Gene therapy, against the flu?
Published 5:00 am Tuesday, June 4, 2013
In 2009, a global collaboration of scientists, public health agencies and companies raced to make a vaccine against a pandemic influenza virus, but most of it wasn’t ready until the pandemic had peaked.
Now, researchers have come up with an alternative, faster strategy for when a pandemic influenza virus surfaces: Just squirt genes for the protective antibodies into people’s noses. The method — which borrows ideas from both gene therapy and vaccination, but is neither — protects mice against a wide range of flu viruses in a new study.
James Wilson, a leading gene therapy researcher at the University of Pennsylvania, credits the idea to a meeting with Bill Gates in April 2010. Wilson had studied whether a harmless gene therapy tool called adeno-associated virus (AAV) can serve as a gene delivery vehicle to treat inherited diseases like cystic fibrosis and hemophilia.
Building off of animal studies done by AIDS researchers, he wondered whether a specially engineered AAV could deliver the genes encoding influenza antibodies to the cells that line people’s airways. If it worked, these so-called epithelial cells would produce influenza antibodies right at the site where the virus attempts to establish an infection.
Unfortunately, AAV had petered out in about three months in a monkey experiment in Wilson’s study.
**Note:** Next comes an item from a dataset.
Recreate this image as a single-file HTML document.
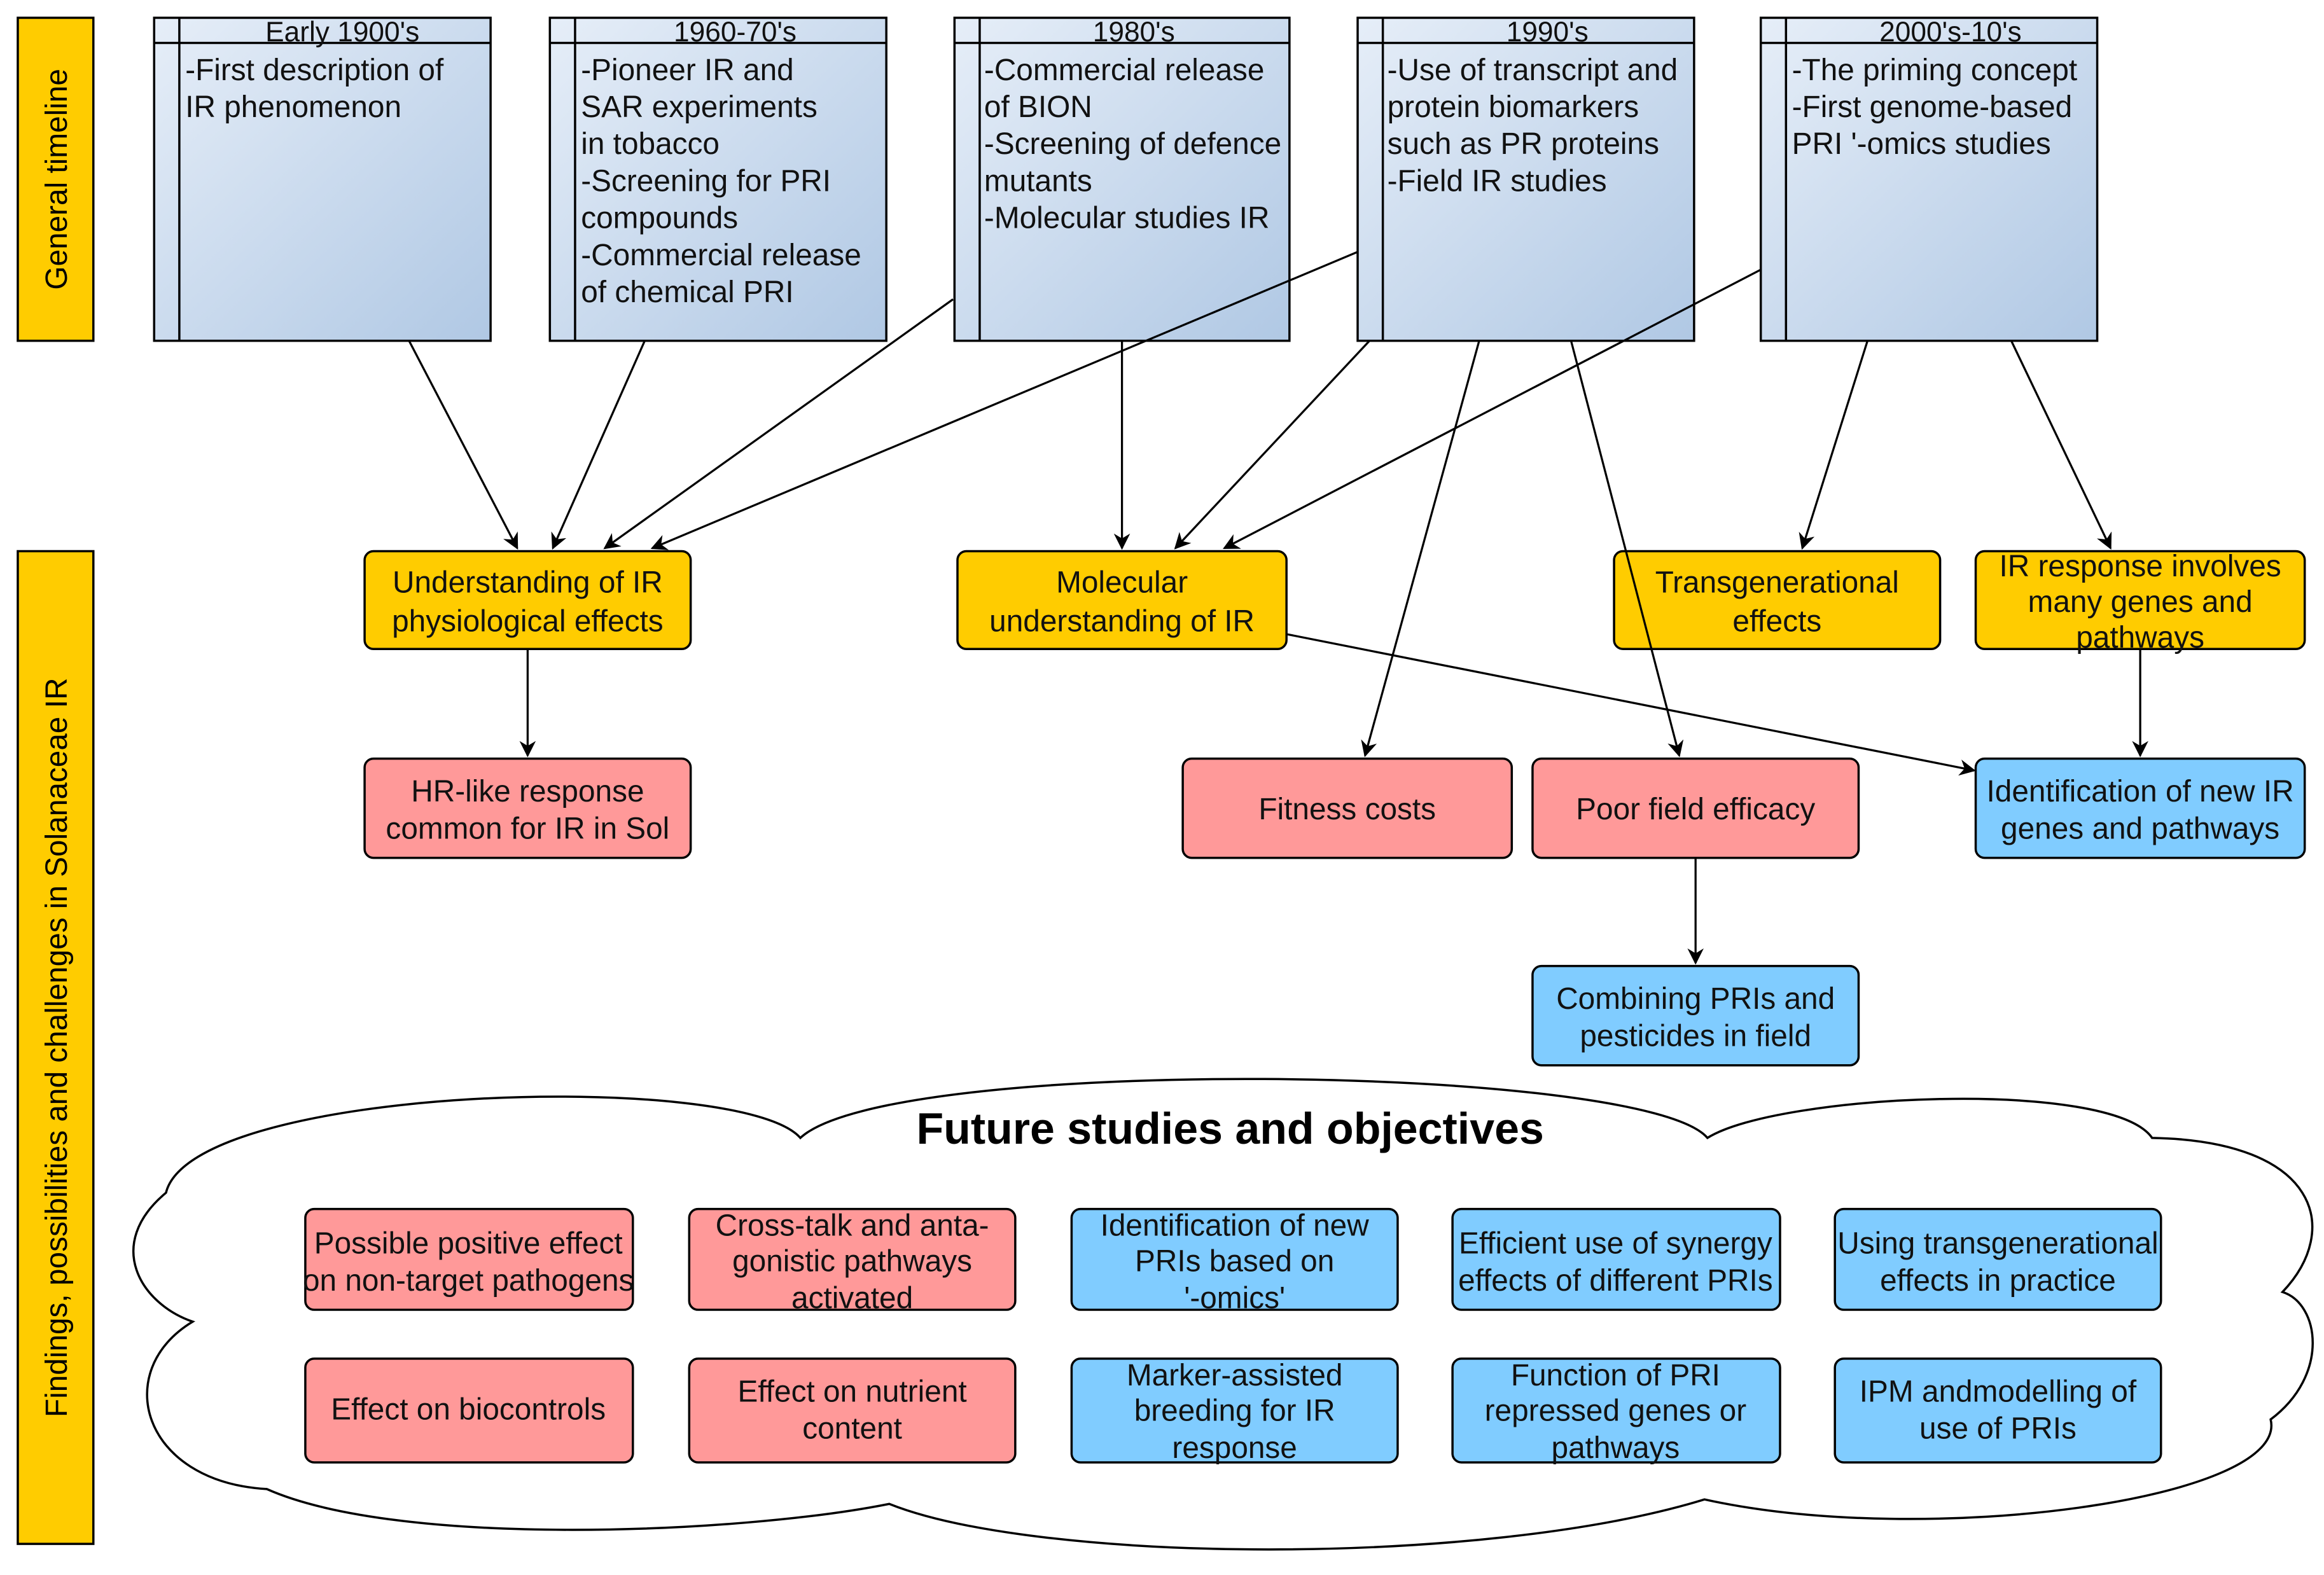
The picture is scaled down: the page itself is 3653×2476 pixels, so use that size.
<!DOCTYPE html>
<html><head><meta charset="utf-8"><style>html,body{margin:0;padding:0;background:#fff}svg{display:block}</style></head><body>
<svg width="3653" height="2476" viewBox="0 0 1568 1063" preserveAspectRatio="none" xmlns="http://www.w3.org/2000/svg" font-family="Liberation Sans, Arial, sans-serif" font-size="20.5">
<defs>
<linearGradient id="g" x1="0" y1="0" x2="1" y2="1"><stop offset="0" stop-color="#e6eef8"/><stop offset="1" stop-color="#b0c8e4"/></linearGradient>
<marker id="a" viewBox="0 0 10 10" refX="9" refY="5" markerWidth="11" markerHeight="11" markerUnits="userSpaceOnUse" orient="auto"><path d="M0,0 L10,5 L0,10 L3,5 z" fill="#000"/></marker>
<style>.t{stroke:#000;stroke-width:1.5}.ar{stroke:#000;stroke-width:1.4;fill:none;marker-end:url(#a)}</style>
</defs>
<rect x="12" y="12" width="51" height="218" fill="#ffcc00" class="t"/>
<text transform="translate(45,121) rotate(-90)" text-anchor="middle">General timeline</text>
<rect x="12" y="372" width="51" height="670" fill="#ffcc00" class="t"/>
<text transform="translate(45,707) rotate(-90)" text-anchor="middle">Findings, possibilities and challenges in Solanaceae IR</text>

<g fill="#111">
<rect x="104" y="12" width="227" height="218" fill="url(#g)" class="t"/><line x1="121" y1="12" x2="121" y2="230" class="t"/><line x1="104" y1="29" x2="331" y2="29" class="t"/>
<text x="231" y="28" text-anchor="middle" font-size="19">Early 1900's</text>
<text x="125" y="54">-First description of</text><text x="125" y="79">IR phenomenon</text>

<rect x="371" y="12" width="227" height="218" fill="url(#g)" class="t"/><line x1="388" y1="12" x2="388" y2="230" class="t"/><line x1="371" y1="29" x2="598" y2="29" class="t"/>
<text x="496" y="28" text-anchor="middle" font-size="19">1960-70's</text>
<text x="392" y="54">-Pioneer IR and</text><text x="392" y="79">SAR experiments</text><text x="392" y="104">in tobacco</text><text x="392" y="129">-Screening for PRI</text><text x="392" y="154">compounds</text><text x="392" y="179">-Commercial release</text><text x="392" y="204">of chemical PRI</text>

<rect x="644" y="12" width="226" height="218" fill="url(#g)" class="t"/><line x1="661" y1="12" x2="661" y2="230" class="t"/><line x1="644" y1="29" x2="870" y2="29" class="t"/>
<text x="765" y="28" text-anchor="middle" font-size="19">1980's</text>
<text x="664" y="54">-Commercial release</text><text x="664" y="79">of BION</text><text x="664" y="104">-Screening of defence</text><text x="664" y="129">mutants</text><text x="664" y="154">-Molecular studies IR</text>

<rect x="916" y="12" width="227" height="218" fill="url(#g)" class="t"/><line x1="933" y1="12" x2="933" y2="230" class="t"/><line x1="916" y1="29" x2="1143" y2="29" class="t"/>
<text x="1044" y="28" text-anchor="middle" font-size="19">1990's</text>
<text x="936" y="54">-Use of transcript and</text><text x="936" y="79">protein biomarkers</text><text x="936" y="104">such as PR proteins</text><text x="936" y="129">-Field IR studies</text>

<rect x="1188" y="12" width="227" height="218" fill="url(#g)" class="t"/><line x1="1205" y1="12" x2="1205" y2="230" class="t"/><line x1="1188" y1="29" x2="1415" y2="29" class="t"/>
<text x="1316" y="28" text-anchor="middle" font-size="19">2000's-10's</text>
<text x="1209" y="54">-The priming concept</text><text x="1209" y="79">-First genome-based</text><text x="1209" y="104">PRI '-omics studies</text>
</g>

<path d="M540,768 C500,722 130,732 112,805 C70,840 95,880 130,892 C75,925 95,1000 180,1005 C270,1045 500,1035 600,1015 C700,1055 1000,1058 1150,1012 C1300,1045 1545,1012 1532,958 C1572,928 1565,880 1540,872 C1580,830 1565,770 1452,768 C1425,728 1200,738 1152,768 C1110,718 600,712 540,768 Z" fill="#fff" stroke="#000" stroke-width="1.5"/>
<text x="830" y="772" text-anchor="middle" font-size="30" font-weight="bold">Future studies and objectives</text>

<g class="t">
<rect x="246" y="372" width="220" height="66" rx="6" fill="#ffcc00"/>
<rect x="646" y="372" width="222" height="66" rx="6" fill="#ffcc00"/>
<rect x="1089" y="372" width="220" height="66" rx="6" fill="#ffcc00"/>
<rect x="1333" y="372" width="222" height="66" rx="6" fill="#ffcc00"/>
<rect x="246" y="512" width="220" height="67" rx="6" fill="#ff9999"/>
<rect x="798" y="512" width="222" height="67" rx="6" fill="#ff9999"/>
<rect x="1034" y="512" width="220" height="67" rx="6" fill="#ff9999"/>
<rect x="1333" y="512" width="222" height="67" rx="6" fill="#80ccff"/>
<rect x="1034" y="652" width="220" height="67" rx="6" fill="#80ccff"/>
<rect x="206" y="816" width="221" height="68" rx="6" fill="#ff9999"/>
<rect x="465" y="816" width="220" height="68" rx="6" fill="#ff9999"/>
<rect x="723" y="816" width="220" height="68" rx="6" fill="#80ccff"/>
<rect x="980" y="816" width="221" height="68" rx="6" fill="#80ccff"/>
<rect x="1238" y="816" width="220" height="68" rx="6" fill="#80ccff"/>
<rect x="206" y="917" width="221" height="70" rx="6" fill="#ff9999"/>
<rect x="465" y="917" width="220" height="70" rx="6" fill="#ff9999"/>
<rect x="723" y="917" width="220" height="70" rx="6" fill="#80ccff"/>
<rect x="980" y="917" width="221" height="70" rx="6" fill="#80ccff"/>
<rect x="1238" y="917" width="220" height="70" rx="6" fill="#80ccff"/>
</g>
<g text-anchor="middle" fill="#111">
<text x="356" y="400">Understanding of IR</text><text x="356" y="426">physiological effects</text>
<text x="757" y="400">Molecular</text><text x="757" y="426">understanding of IR</text>
<text x="1199" y="400">Transgenerational</text><text x="1199" y="426">effects</text>
<text x="1444" y="389">IR response involves</text><text x="1444" y="413">many genes and</text><text x="1444" y="437">pathways</text>
<text x="356" y="541">HR-like response</text><text x="356" y="566">common for IR in Sol</text>
<text x="909" y="553">Fitness costs</text>
<text x="1144" y="553">Poor field efficacy</text>
<text x="1444" y="541">Identification of new IR</text><text x="1444" y="566">genes and pathways</text>
<text x="1144" y="681">Combining PRIs and</text><text x="1144" y="706">pesticides in field</text>
<text x="316" y="846">Possible positive effect</text><text x="316" y="871">on non-target pathogens</text>
<text x="575" y="834">Cross-talk and anta-</text><text x="575" y="858">gonistic pathways</text><text x="575" y="883">activated</text>
<text x="833" y="834">Identification of new</text><text x="833" y="858">PRIs based on</text><text x="833" y="883">'-omics'</text>
<text x="1090" y="846">Efficient use of synergy</text><text x="1090" y="871">effects of different PRIs</text>
<text x="1348" y="846">Using transgenerational</text><text x="1348" y="871">effects in practice</text>
<text x="316" y="958">Effect on biocontrols</text>
<text x="575" y="946">Effect on nutrient</text><text x="575" y="971">content</text>
<text x="833" y="935">Marker-assisted</text><text x="833" y="959">breeding for IR</text><text x="833" y="984">response</text>
<text x="1090" y="935">Function of PRI</text><text x="1090" y="959">repressed genes or</text><text x="1090" y="984">pathways</text>
<text x="1348" y="946">IPM andmodelling of</text><text x="1348" y="971">use of PRIs</text>
</g>

<line x1="276" y1="230" x2="349" y2="370" class="ar"/>
<line x1="435" y1="230" x2="373" y2="370" class="ar"/>
<line x1="643" y1="202" x2="408" y2="370" class="ar"/>
<line x1="916" y1="170" x2="440" y2="370" class="ar"/>
<line x1="757" y1="230" x2="757" y2="370" class="ar"/>
<line x1="924" y1="230" x2="793" y2="370" class="ar"/>
<line x1="1188" y1="182" x2="826" y2="370" class="ar"/>
<line x1="998" y1="230" x2="921" y2="510" class="ar"/>
<line x1="1060" y1="230" x2="1133" y2="510" class="ar"/>
<line x1="1260" y1="230" x2="1216" y2="370" class="ar"/>
<line x1="1357" y1="230" x2="1424" y2="370" class="ar"/>
<line x1="356" y1="438" x2="356" y2="510" class="ar"/>
<line x1="868" y1="428" x2="1332" y2="520" class="ar"/>
<line x1="1444" y1="438" x2="1444" y2="510" class="ar"/>
<line x1="1144" y1="579" x2="1144" y2="650" class="ar"/>
</svg>
</body></html>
Wilson says that three months of protection is “not optimal” during an influenza pandemic.
Wilson sees his work as a stopgap measure until researchers figure out how to make a vaccine that triggers broadly neutralizing antibodies. But as of now, despite intense efforts, researchers have been unable to design a vaccine that triggers the production of these powerful molecules. “We still have a ways to go,” he says, “and until that happens, we’ll just keep plugging away at this.”